Monday, August 13, 2012

LET THE WILD DIGGING BEGIN

Dearest Readers,
Cecelia-1st day after one hour of digging the hole



DAY 1:
I’ve been planning this journey down to the center of the self for over a year, and have at last pierced the earth. Won’t be easy. This creation of a marble lined, well-ish cylinder of emptiness and a ladder to climb in and out of it was accepted into SculpFest 2012 at the Carving Studio and Sculpture Center in West Rutland VT. Nine artists and I will be creating outdoor installations on the grounds of four abandoned Vermont marble quarries...now a sculpture school. Here’s my original sketch.
Hole proposal sketch
Hole composition: loam-gray clay-iron oxide-marble rocks-coal bits-rusty metal parts

I managed to dig for one hour today, and excavated about 6” of loam, gray clay, marble rocks, bits of coal and rusted machine parts from a long time ago. It nearly killed me. Temperature was 80˚ with partly sunny skies and almost no humidity. The universe smiled on me this first day.
Jonathan starts the hole
When I arrived I was surprised to find that  Jonathan La Farge, the Studio Manager had already begun digging the hole. I wanted to extract the first shovelful, but I’m very grateful for the head start. He’s young and strong.
Cecelia's first shovelful
 So far my body is doing well, but I’m getting stiffer as I sit here at the computer. During the dig I got winded a lot, and my chest felt tight. I slowed down and sat on the edge often. I’ve been building up my body for a few months with modified push-ups, gentle sit-ups and deep knee bends. Right now I feel my lower back tensing, a fullness in my right side, and my stomach muscles contracting. Not bad. Art and exercise. What a combination!
Funny thing. I did not think much during the digging. I was concentrating on staying alive. I don’t really see this as a personal passage anymore. I had envisioned myself as a reincarnated “hero” à la myth scholar Joseph Campbell, testing my muscular mettle while delving through rocks and roots and stubborn dirt to experience some sort of death-defying transformation while thinking, always thinking about the nature of death by digging underground. But then it dawned on me, like the Tibetan Buddhist teacher Chogyam Trungpa says in the closing quote, the journey and the goal are already here. Honestly, I already know something about death, hope and fear.
So cheerfully I proceed on this downward path of not-knowing what to expect in digging a well or building a ladder. So far it’s tiring but thrilling to do it. I hope the result will be a beautiful cylinder of space with a way to go down and come up again.
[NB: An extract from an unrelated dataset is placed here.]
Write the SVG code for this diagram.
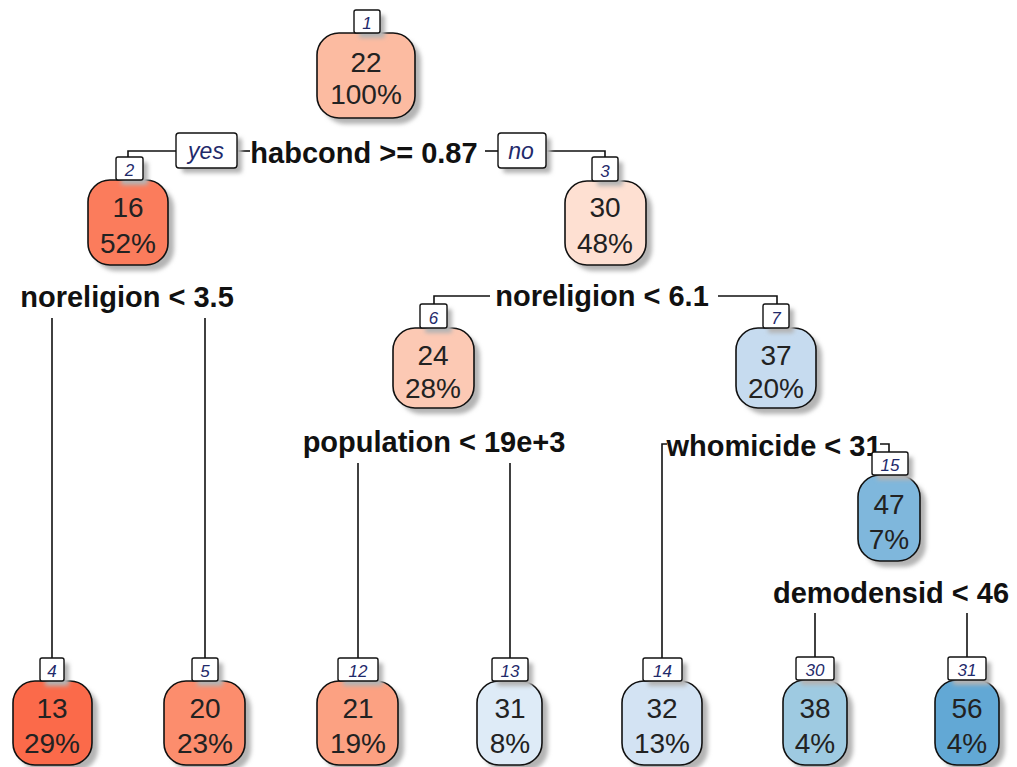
<svg xmlns="http://www.w3.org/2000/svg" width="1017" height="767" viewBox="0 0 1017 767">
<defs>
<filter id="blur" x="-20%" y="-20%" width="150%" height="150%"><feGaussianBlur stdDeviation="2"/></filter>
<style>
.bg{fill:#ffffff}
.sh{fill:#b4b4b4;filter:url(#blur)}
.body{stroke:#111;stroke-width:1.6}
.nb{fill:#fff;stroke:#111;stroke-width:1.4}
.num{font-family:"Liberation Sans",Arial,sans-serif;font-style:italic;font-size:17px;fill:#1f2a6b;text-anchor:middle}
.val{font-family:"Liberation Sans",Arial,sans-serif;font-size:28px;fill:#222;text-anchor:middle}
.split{font-family:"Liberation Sans",Arial,sans-serif;font-weight:bold;font-size:29px;fill:#111;text-anchor:middle}
.yn{font-family:"Liberation Sans",Arial,sans-serif;font-style:italic;font-size:23px;fill:#1f2a6b;text-anchor:middle}
.con{fill:none;stroke:#111;stroke-width:1.6}
</style>
</defs>
<rect class="bg" width="1017" height="767"/>

<g id="connectors">
<polyline class="con" points="176,151 128,151 128,157"/>
<line class="con" x1="237" y1="151" x2="250" y2="151"/>
<line class="con" x1="485" y1="151" x2="498" y2="151"/>
<polyline class="con" points="546,151 605,151 605,157"/>
<line class="con" x1="52" y1="318" x2="52" y2="658"/>
<line class="con" x1="205" y1="318" x2="205" y2="658"/>
<polyline class="con" points="490,296 434,296 434,304"/>
<polyline class="con" points="718,296 777,296 777,304"/>
<line class="con" x1="358" y1="463" x2="358" y2="658"/>
<line class="con" x1="510" y1="463" x2="510" y2="658"/>
<polyline class="con" points="667,444 662,444 662,658"/>
<polyline class="con" points="880,444 889,444 889,452"/>
<line class="con" x1="815" y1="613" x2="815" y2="657"/>
<line class="con" x1="967" y1="613" x2="967" y2="657"/>
</g>

<g id="labels">
<g id="yes"><rect x="182" y="138" width="60" height="35" rx="3" class="sh"/><rect x="176" y="133" width="61" height="35" rx="3" class="nb"/><text x="206" y="159" class="yn">yes</text></g>
<g id="no"><rect x="503" y="138" width="48" height="35" rx="3" class="sh"/><rect x="498" y="133" width="48" height="35" rx="3" class="nb"/><text x="521" y="159" class="yn">no</text></g>
<text id="split1" x="364" y="163" class="split">habcond &gt;= 0.87</text>
<text id="split2" x="127" y="307" class="split">noreligion &lt; 3.5</text>
<text id="split3" x="602" y="306" class="split">noreligion &lt; 6.1</text>
<text id="split6" x="434" y="452" class="split">population &lt; 19e+3</text>
<text id="split7" x="774" y="456" class="split">whomicide &lt; 31</text>
<text id="split15" x="891" y="603" class="split">demodensid &lt; 46</text>
</g>

<g id="node1">
<rect x="323" y="39" width="98" height="85" rx="22" class="sh"/>
<rect x="317" y="33" width="98" height="85" rx="22" class="body" fill="#fcbba1"/>
<rect x="359" y="15" width="26" height="23" rx="2" class="sh"/>
<rect x="354" y="10" width="26" height="23" rx="2" class="nb"/>
<text x="367" y="29" class="num">1</text>
<text x="366" y="72" class="val">22</text>
<text x="366" y="104" class="val">100%</text>
</g>

<g id="node2">
<rect x="94" y="186" width="80" height="85" rx="22" class="sh"/>
<rect x="88" y="180" width="80" height="85" rx="22" class="body" fill="#fb7c5c"/>
<rect x="121" y="162" width="27" height="23" rx="2" class="sh"/>
<rect x="116" y="157" width="27" height="23" rx="2" class="nb"/>
<text x="129.5" y="176" class="num">2</text>
<text x="128" y="217" class="val">16</text>
<text x="128" y="253" class="val">52%</text>
</g>

<g id="node3">
<rect x="571" y="187" width="81" height="84" rx="22" class="sh"/>
<rect x="565" y="181" width="81" height="84" rx="22" class="body" fill="#fee0d2"/>
<rect x="597" y="162" width="26" height="24" rx="2" class="sh"/>
<rect x="592" y="157" width="26" height="24" rx="2" class="nb"/>
<text x="605" y="177" class="num">3</text>
<text x="605" y="217" class="val">30</text>
<text x="605" y="253" class="val">48%</text>
</g>

<g id="node6">
<rect x="399" y="334" width="81" height="80" rx="22" class="sh"/>
<rect x="393" y="328" width="81" height="80" rx="22" class="body" fill="#fcc9b4"/>
<rect x="425" y="309" width="27" height="24" rx="2" class="sh"/>
<rect x="420" y="304" width="27" height="24" rx="2" class="nb"/>
<text x="433.5" y="324" class="num">6</text>
<text x="433" y="365" class="val">24</text>
<text x="433" y="398" class="val">28%</text>
</g>

<g id="node7">
<rect x="742" y="334" width="80" height="80" rx="22" class="sh"/>
<rect x="736" y="328" width="80" height="80" rx="22" class="body" fill="#c6dbef"/>
<rect x="768" y="309" width="26" height="24" rx="2" class="sh"/>
<rect x="763" y="304" width="26" height="24" rx="2" class="nb"/>
<text x="776" y="324" class="num">7</text>
<text x="776" y="365" class="val">37</text>
<text x="776" y="398" class="val">20%</text>
</g>

<g id="node15">
<rect x="864" y="481" width="62" height="86" rx="22" class="sh"/>
<rect x="858" y="475" width="62" height="86" rx="22" class="body" fill="#7fb7dc"/>
<rect x="877" y="457" width="36" height="23" rx="2" class="sh"/>
<rect x="872" y="452" width="36" height="23" rx="2" class="nb"/>
<text x="890" y="471" class="num">15</text>
<text x="889" y="514" class="val">47</text>
<text x="889" y="549" class="val">7%</text>
</g>

<g id="node4">
<rect x="19" y="687" width="79" height="84" rx="22" class="sh"/>
<rect x="13" y="681" width="79" height="84" rx="22" class="body" fill="#fb6a4a"/>
<rect x="45" y="663" width="24" height="23" rx="2" class="sh"/>
<rect x="40" y="658" width="24" height="23" rx="2" class="nb"/>
<text x="52" y="677" class="num">4</text>
<text x="52" y="718" class="val">13</text>
<text x="52" y="753" class="val">29%</text>
</g>

<g id="node5">
<rect x="170" y="687" width="81" height="84" rx="22" class="sh"/>
<rect x="164" y="681" width="81" height="84" rx="22" class="body" fill="#fc8d6d"/>
<rect x="197" y="663" width="26" height="23" rx="2" class="sh"/>
<rect x="192" y="658" width="26" height="23" rx="2" class="nb"/>
<text x="205" y="677" class="num">5</text>
<text x="205" y="718" class="val">20</text>
<text x="205" y="753" class="val">23%</text>
</g>

<g id="node12">
<rect x="323" y="687" width="81" height="84" rx="22" class="sh"/>
<rect x="317" y="681" width="81" height="84" rx="22" class="body" fill="#fca182"/>
<rect x="343" y="663" width="40" height="23" rx="2" class="sh"/>
<rect x="338" y="658" width="40" height="23" rx="2" class="nb"/>
<text x="358" y="677" class="num">12</text>
<text x="358" y="718" class="val">21</text>
<text x="358" y="753" class="val">19%</text>
</g>

<g id="node13">
<rect x="483" y="687" width="65" height="84" rx="22" class="sh"/>
<rect x="477" y="681" width="65" height="84" rx="22" class="body" fill="#deebf7"/>
<rect x="497" y="663" width="36" height="23" rx="2" class="sh"/>
<rect x="492" y="658" width="36" height="23" rx="2" class="nb"/>
<text x="510" y="677" class="num">13</text>
<text x="510" y="718" class="val">31</text>
<text x="510" y="753" class="val">8%</text>
</g>

<g id="node14">
<rect x="628" y="687" width="80" height="84" rx="22" class="sh"/>
<rect x="622" y="681" width="80" height="84" rx="22" class="body" fill="#d3e3f3"/>
<rect x="648" y="663" width="39" height="23" rx="2" class="sh"/>
<rect x="643" y="658" width="39" height="23" rx="2" class="nb"/>
<text x="662.5" y="677" class="num">14</text>
<text x="662" y="718" class="val">32</text>
<text x="662" y="753" class="val">13%</text>
</g>

<g id="node30">
<rect x="789" y="686" width="64" height="85" rx="22" class="sh"/>
<rect x="783" y="680" width="64" height="85" rx="22" class="body" fill="#9ecae1"/>
<rect x="801" y="662" width="38" height="23" rx="2" class="sh"/>
<rect x="796" y="657" width="38" height="23" rx="2" class="nb"/>
<text x="815" y="676" class="num">30</text>
<text x="815" y="718" class="val">38</text>
<text x="815" y="753" class="val">4%</text>
</g>

<g id="node31">
<rect x="941" y="686" width="64" height="85" rx="22" class="sh"/>
<rect x="935" y="680" width="64" height="85" rx="22" class="body" fill="#62a8d5"/>
<rect x="953" y="662" width="38" height="23" rx="2" class="sh"/>
<rect x="948" y="657" width="38" height="23" rx="2" class="nb"/>
<text x="967" y="676" class="num">31</text>
<text x="967" y="718" class="val">56</text>
<text x="967" y="753" class="val">4%</text>
</g>
</svg>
Stay with me as I make the daily descent. The short time frame allotted will determine how deep and wide I go. Must be finished by the opening reception on September 8th.
THE END OF AMBITION
“Salvation, if we can talk about it at all, is the end of ambition, which is when you become completely one with your experience. Knowledge becomes one with wisdom, which is called buddhahood or the awakened state of mind. You realize that you never needed to make the journey at all, because the journey and the goal are there already. It’s not so much that you are achieving liberation, but it is more that you realize that liberation is right there and that you needn’t have sought for it.”-- Chogyam Trungpa Rinpoche, Transcending Madness: The Experience of the Six Bardos

1 comment:

  1. I'm so excited that you'll be able to dig this piece and line it with marble. The drawing is gorgeous. Happy belated birthday to you!